Challenges in Achieving Accurate Predictions
Yet while we generate predictions to achieve certainty, we also stand in their way. Largely outside awareness, our mood and dispositions bias our perception of the present and therefore of the future. If only we noticed all regularities and consistently activated them, we might be über-prophets. But we are rarely attentive enough to capture subtle co-occurrences, and we are often too distracted to notice the analogies between present and past that would let us anticipate what comes next. Despite our sense that we perceive the world as it is, our preoccupations, conventions, biases, fears, and desires filter reality, and distorts what Immanuel Kant called “the thing-in-itself.” After a week of silence at a Vipassana retreat, I finally noticed the intricate details of a common flower. How much more silence would it take to discern the many details of a complex social situation unfolding before me?
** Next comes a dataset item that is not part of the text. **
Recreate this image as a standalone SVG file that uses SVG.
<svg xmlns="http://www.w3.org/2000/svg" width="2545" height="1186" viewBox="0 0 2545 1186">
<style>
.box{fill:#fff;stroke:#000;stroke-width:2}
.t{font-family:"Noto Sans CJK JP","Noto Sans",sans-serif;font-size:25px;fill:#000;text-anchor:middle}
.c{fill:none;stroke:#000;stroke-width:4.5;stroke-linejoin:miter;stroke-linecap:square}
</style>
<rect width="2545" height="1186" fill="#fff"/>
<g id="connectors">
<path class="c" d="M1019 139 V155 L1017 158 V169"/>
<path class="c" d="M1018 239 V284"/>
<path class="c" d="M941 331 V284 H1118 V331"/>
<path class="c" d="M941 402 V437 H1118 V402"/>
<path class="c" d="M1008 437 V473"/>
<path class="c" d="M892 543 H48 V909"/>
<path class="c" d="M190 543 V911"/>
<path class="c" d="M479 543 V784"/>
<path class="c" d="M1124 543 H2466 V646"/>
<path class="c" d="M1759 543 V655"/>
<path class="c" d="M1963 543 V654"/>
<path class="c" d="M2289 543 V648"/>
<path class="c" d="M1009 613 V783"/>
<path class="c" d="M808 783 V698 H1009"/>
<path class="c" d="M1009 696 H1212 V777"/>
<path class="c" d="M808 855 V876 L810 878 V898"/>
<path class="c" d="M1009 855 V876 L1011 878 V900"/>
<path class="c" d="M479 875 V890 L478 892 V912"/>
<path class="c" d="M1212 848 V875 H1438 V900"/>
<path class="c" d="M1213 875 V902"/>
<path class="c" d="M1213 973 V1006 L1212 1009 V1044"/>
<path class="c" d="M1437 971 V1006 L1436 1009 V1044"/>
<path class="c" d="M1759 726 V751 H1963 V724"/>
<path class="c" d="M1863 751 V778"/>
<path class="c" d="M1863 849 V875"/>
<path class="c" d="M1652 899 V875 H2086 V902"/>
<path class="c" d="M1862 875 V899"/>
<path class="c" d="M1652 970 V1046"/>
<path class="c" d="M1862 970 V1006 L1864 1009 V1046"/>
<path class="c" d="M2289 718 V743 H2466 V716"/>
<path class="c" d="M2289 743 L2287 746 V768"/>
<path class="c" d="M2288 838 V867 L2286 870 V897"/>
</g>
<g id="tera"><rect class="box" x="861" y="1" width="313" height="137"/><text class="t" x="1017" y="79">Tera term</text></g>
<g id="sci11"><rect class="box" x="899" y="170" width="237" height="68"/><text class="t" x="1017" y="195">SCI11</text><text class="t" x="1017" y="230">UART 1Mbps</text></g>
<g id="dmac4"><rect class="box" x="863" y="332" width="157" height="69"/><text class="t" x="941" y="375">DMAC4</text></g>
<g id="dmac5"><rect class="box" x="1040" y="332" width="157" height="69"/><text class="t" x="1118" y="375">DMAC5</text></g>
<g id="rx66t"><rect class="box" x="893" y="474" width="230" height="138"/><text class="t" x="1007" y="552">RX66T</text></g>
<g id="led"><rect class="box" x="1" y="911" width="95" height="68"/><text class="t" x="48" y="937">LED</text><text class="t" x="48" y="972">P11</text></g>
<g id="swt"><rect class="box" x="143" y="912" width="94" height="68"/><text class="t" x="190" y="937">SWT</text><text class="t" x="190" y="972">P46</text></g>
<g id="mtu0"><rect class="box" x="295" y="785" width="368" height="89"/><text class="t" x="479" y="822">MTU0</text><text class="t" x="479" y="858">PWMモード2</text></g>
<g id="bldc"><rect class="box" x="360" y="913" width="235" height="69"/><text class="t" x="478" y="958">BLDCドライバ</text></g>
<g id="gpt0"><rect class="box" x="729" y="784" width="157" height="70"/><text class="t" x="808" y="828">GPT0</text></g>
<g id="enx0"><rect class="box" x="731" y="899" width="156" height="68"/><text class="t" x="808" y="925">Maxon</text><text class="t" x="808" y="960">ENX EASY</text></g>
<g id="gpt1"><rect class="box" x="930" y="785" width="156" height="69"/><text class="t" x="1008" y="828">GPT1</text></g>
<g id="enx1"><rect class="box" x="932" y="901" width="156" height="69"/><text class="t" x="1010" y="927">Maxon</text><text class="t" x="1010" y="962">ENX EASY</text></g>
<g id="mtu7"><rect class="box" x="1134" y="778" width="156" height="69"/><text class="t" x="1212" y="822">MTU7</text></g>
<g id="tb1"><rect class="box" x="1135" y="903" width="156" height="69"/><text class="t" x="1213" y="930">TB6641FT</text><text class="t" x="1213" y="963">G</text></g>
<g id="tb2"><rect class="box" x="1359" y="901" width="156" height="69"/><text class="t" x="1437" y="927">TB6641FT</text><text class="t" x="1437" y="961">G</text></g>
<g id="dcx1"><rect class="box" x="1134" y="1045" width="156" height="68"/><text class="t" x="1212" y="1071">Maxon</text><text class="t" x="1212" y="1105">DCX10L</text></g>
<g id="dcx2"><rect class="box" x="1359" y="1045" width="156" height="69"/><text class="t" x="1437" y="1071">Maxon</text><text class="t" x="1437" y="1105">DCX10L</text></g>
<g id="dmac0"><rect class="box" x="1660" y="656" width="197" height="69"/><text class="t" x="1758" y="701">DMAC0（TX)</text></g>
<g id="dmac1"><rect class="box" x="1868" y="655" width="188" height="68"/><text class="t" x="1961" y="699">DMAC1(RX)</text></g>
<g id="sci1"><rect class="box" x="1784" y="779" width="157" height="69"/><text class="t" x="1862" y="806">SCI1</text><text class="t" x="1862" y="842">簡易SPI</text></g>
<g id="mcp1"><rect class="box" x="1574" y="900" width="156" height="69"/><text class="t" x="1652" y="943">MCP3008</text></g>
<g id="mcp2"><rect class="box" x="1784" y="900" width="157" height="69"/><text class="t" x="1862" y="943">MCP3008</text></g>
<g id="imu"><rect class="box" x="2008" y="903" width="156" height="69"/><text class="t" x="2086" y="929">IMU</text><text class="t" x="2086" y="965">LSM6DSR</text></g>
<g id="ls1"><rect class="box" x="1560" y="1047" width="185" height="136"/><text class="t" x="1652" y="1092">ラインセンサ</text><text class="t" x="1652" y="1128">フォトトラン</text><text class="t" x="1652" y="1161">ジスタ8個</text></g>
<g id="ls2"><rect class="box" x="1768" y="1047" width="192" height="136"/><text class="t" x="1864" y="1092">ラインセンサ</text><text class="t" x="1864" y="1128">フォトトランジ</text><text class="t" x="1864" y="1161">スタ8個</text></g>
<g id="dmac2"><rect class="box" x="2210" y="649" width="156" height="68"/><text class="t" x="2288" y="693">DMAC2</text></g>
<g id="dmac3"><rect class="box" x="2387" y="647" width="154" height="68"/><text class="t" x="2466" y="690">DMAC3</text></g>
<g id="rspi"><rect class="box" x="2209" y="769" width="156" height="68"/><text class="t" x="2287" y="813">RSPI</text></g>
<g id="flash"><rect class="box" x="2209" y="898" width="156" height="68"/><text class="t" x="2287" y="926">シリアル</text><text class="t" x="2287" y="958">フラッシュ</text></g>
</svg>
Interestingly, the biblical prophets were already instructed in practices that enhance prophecy in ways that resonate with the modern brain. Maimonides emphasized overcoming superficial desires and cultivating undistracted imagination. In The Guide for the Perplexed, he suggests that shedding wants and habits yields certainty. Other scholars highlight isolation, meditation (through prayer or otherwise), and continuous observation of nature and the inner world. Aryeh Kaplan even proposed that biblical prophets practiced structured meditation, with mantras and specific postures. The Talmud teaches that “prophecy rests only on one with a settled mind.” Whether one reads these as prerequisites for divine revelation or as conditions for clear perception, the point aligns with neuroscience: when the mind is uncluttered, cognitive resources can register the subtle patterns that make our prophecies accurate.
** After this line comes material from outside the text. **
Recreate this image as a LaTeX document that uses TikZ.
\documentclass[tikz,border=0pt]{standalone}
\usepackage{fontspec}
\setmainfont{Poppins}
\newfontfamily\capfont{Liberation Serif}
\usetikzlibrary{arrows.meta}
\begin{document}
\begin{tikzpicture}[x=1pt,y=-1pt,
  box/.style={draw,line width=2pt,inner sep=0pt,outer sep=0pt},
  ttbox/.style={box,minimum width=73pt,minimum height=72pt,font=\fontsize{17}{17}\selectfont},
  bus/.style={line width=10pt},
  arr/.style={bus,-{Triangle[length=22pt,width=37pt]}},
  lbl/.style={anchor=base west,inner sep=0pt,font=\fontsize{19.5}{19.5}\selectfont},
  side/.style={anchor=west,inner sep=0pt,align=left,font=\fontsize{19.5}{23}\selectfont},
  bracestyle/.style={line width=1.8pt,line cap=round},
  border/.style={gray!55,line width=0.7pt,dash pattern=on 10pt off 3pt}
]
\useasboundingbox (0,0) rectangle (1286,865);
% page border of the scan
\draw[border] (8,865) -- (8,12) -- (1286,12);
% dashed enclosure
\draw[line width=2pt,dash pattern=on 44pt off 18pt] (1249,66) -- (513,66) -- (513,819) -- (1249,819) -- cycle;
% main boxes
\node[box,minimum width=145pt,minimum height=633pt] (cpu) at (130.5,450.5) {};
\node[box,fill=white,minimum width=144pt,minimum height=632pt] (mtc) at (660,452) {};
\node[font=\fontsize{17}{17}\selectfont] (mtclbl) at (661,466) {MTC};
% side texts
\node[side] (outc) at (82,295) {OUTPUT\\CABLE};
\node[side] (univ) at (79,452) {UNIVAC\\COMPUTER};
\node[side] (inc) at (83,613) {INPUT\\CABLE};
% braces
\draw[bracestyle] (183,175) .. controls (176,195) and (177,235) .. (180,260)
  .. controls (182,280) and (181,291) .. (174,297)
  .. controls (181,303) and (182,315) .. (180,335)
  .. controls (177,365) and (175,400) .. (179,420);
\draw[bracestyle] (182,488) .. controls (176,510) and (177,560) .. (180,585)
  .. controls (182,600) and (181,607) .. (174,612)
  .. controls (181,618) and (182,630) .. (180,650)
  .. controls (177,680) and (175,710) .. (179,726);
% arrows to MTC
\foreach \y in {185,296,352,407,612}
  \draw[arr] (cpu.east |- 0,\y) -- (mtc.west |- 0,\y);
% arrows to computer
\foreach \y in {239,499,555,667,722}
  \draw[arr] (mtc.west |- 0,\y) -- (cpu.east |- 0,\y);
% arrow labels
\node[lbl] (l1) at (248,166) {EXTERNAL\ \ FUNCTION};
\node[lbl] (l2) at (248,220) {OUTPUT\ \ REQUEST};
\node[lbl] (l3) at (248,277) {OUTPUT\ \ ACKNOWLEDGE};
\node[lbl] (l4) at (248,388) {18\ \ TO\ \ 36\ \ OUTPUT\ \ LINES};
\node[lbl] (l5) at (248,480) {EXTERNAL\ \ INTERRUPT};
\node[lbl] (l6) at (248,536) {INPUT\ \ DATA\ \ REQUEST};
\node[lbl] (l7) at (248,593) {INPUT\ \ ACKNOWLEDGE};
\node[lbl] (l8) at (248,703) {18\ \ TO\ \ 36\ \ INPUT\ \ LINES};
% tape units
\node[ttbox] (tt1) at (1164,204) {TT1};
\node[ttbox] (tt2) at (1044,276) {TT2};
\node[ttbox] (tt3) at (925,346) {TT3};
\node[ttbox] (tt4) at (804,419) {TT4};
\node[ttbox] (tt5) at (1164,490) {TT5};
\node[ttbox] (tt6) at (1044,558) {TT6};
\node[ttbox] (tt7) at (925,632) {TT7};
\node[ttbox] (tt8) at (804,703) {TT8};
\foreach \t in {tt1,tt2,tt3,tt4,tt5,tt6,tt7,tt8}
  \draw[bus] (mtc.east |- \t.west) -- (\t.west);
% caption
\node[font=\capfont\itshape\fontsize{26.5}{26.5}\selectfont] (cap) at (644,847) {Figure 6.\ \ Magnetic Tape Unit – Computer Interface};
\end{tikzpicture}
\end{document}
The “prophet,” ancient or modern, sees clearly because of a lifestyle that enables attention (to regularities), retention (in memory), and recognition (of parallels). This clarity demands minimizing personal distortions. The prize is objectivity—extracting oneself from the scene to see it as it is. Rollo May, in The Courage to Create, suggested that artists are modern prophets, sensing social currents before the rest of us. I find myself drawn to artist friends, perhaps because they are less occupied with the logistics of life. They often describe a situation with piercing insight and sober perspective. Like the prophets, they avoid trivialities, and in doing so their perception sharpens. When you see things as they are, you see the future better.